§ **Exercise details**
Up to and including the line with "(title) at (45,90)", write out the listing from its first line, minus the pictures.
* begin Given material *
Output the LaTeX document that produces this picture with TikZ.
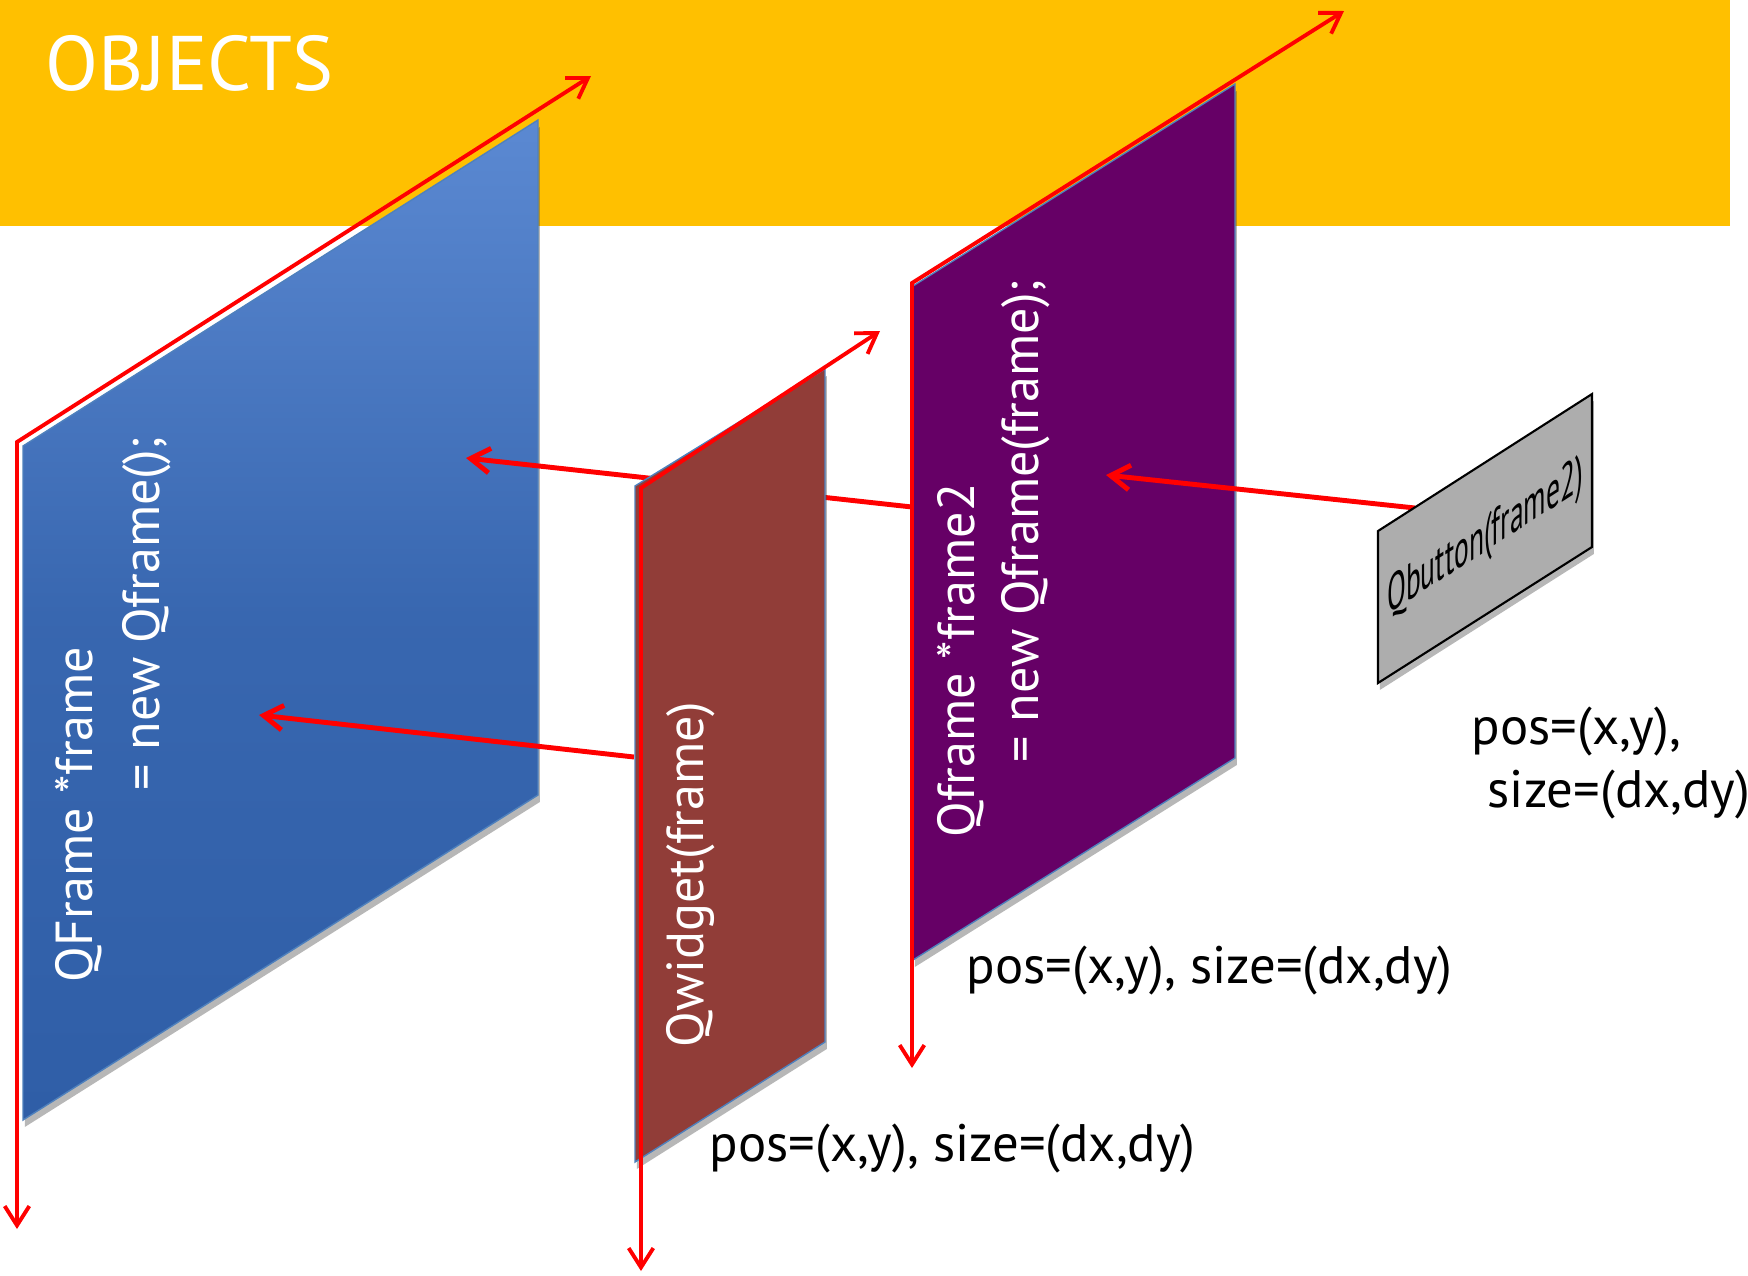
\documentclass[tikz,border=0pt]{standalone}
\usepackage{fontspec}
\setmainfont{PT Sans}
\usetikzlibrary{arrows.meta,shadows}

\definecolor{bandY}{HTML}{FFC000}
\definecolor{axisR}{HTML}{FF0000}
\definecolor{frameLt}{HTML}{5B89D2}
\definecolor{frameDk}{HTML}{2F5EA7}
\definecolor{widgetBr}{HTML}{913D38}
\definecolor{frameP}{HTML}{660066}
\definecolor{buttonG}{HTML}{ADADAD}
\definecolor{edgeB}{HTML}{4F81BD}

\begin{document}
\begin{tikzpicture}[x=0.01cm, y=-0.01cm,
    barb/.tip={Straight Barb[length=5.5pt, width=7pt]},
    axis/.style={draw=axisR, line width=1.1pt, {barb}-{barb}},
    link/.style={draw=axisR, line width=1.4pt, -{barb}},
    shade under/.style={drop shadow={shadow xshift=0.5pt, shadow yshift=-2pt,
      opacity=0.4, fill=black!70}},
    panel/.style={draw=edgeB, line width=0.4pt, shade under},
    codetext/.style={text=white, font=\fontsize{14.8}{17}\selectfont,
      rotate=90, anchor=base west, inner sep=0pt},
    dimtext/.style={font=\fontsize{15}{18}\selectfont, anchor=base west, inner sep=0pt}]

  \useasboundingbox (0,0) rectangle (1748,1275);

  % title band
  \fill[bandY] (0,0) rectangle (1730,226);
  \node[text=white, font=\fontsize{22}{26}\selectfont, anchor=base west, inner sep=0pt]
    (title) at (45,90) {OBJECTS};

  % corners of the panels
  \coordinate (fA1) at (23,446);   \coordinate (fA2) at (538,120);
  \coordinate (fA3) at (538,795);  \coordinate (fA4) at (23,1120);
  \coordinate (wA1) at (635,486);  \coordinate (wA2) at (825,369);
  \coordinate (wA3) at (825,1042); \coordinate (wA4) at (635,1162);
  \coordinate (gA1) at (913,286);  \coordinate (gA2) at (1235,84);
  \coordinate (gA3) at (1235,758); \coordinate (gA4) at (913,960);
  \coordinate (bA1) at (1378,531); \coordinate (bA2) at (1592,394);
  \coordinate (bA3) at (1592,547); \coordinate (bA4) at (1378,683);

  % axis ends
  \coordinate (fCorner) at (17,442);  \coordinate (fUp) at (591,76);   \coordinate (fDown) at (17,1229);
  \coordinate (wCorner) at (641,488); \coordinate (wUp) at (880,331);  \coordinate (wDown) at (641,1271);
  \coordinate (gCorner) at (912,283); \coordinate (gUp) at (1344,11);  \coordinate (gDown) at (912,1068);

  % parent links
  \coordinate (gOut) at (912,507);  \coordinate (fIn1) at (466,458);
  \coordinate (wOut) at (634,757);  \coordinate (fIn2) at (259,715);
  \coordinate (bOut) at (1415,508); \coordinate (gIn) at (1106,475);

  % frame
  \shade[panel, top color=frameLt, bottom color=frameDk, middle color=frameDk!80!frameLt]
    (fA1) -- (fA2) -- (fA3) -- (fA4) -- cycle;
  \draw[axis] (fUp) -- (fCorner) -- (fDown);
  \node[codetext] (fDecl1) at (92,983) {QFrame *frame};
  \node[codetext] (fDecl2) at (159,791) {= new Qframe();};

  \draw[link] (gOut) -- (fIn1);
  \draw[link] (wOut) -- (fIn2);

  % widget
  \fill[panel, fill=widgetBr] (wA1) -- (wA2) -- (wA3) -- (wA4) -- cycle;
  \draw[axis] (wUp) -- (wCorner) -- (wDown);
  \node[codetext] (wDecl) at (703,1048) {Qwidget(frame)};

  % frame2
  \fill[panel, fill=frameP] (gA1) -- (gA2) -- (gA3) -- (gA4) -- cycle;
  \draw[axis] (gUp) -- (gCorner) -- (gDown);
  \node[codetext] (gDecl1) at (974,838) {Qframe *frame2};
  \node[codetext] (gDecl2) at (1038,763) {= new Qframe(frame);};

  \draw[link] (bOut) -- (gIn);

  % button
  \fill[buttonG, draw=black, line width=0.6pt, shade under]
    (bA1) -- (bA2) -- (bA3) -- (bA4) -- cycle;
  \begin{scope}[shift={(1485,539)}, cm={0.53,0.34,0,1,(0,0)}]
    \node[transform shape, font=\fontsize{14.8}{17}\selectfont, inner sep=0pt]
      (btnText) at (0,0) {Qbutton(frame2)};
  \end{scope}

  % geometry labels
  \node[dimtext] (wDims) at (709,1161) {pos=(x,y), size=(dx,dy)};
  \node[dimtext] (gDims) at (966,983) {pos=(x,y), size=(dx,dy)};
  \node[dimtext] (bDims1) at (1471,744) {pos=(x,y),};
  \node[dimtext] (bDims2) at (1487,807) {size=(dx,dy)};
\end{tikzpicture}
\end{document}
* end Given material *
§ **Solution**
Output the LaTeX document that produces this picture with TikZ.
\documentclass[tikz,border=0pt]{standalone}
\usepackage{fontspec}
\setmainfont{PT Sans}
\usetikzlibrary{arrows.meta,shadows}

\definecolor{bandY}{HTML}{FFC000}
\definecolor{axisR}{HTML}{FF0000}
\definecolor{frameLt}{HTML}{5B89D2}
\definecolor{frameDk}{HTML}{2F5EA7}
\definecolor{widgetBr}{HTML}{913D38}
\definecolor{frameP}{HTML}{660066}
\definecolor{buttonG}{HTML}{ADADAD}
\definecolor{edgeB}{HTML}{4F81BD}

\begin{document}
\begin{tikzpicture}[x=0.01cm, y=-0.01cm,
    barb/.tip={Straight Barb[length=5.5pt, width=7pt]},
    axis/.style={draw=axisR, line width=1.1pt, {barb}-{barb}},
    link/.style={draw=axisR, line width=1.4pt, -{barb}},
    shade under/.style={drop shadow={shadow xshift=0.5pt, shadow yshift=-2pt,
      opacity=0.4, fill=black!70}},
    panel/.style={draw=edgeB, line width=0.4pt, shade under},
    codetext/.style={text=white, font=\fontsize{14.8}{17}\selectfont,
      rotate=90, anchor=base west, inner sep=0pt},
    dimtext/.style={font=\fontsize{15}{18}\selectfont, anchor=base west, inner sep=0pt}]

  \useasboundingbox (0,0) rectangle (1748,1275);

  % title band
  \fill[bandY] (0,0) rectangle (1730,226);
  \node[text=white, font=\fontsize{22}{26}\selectfont, anchor=base west, inner sep=0pt]
    (title) at (45,90) {OBJECTS};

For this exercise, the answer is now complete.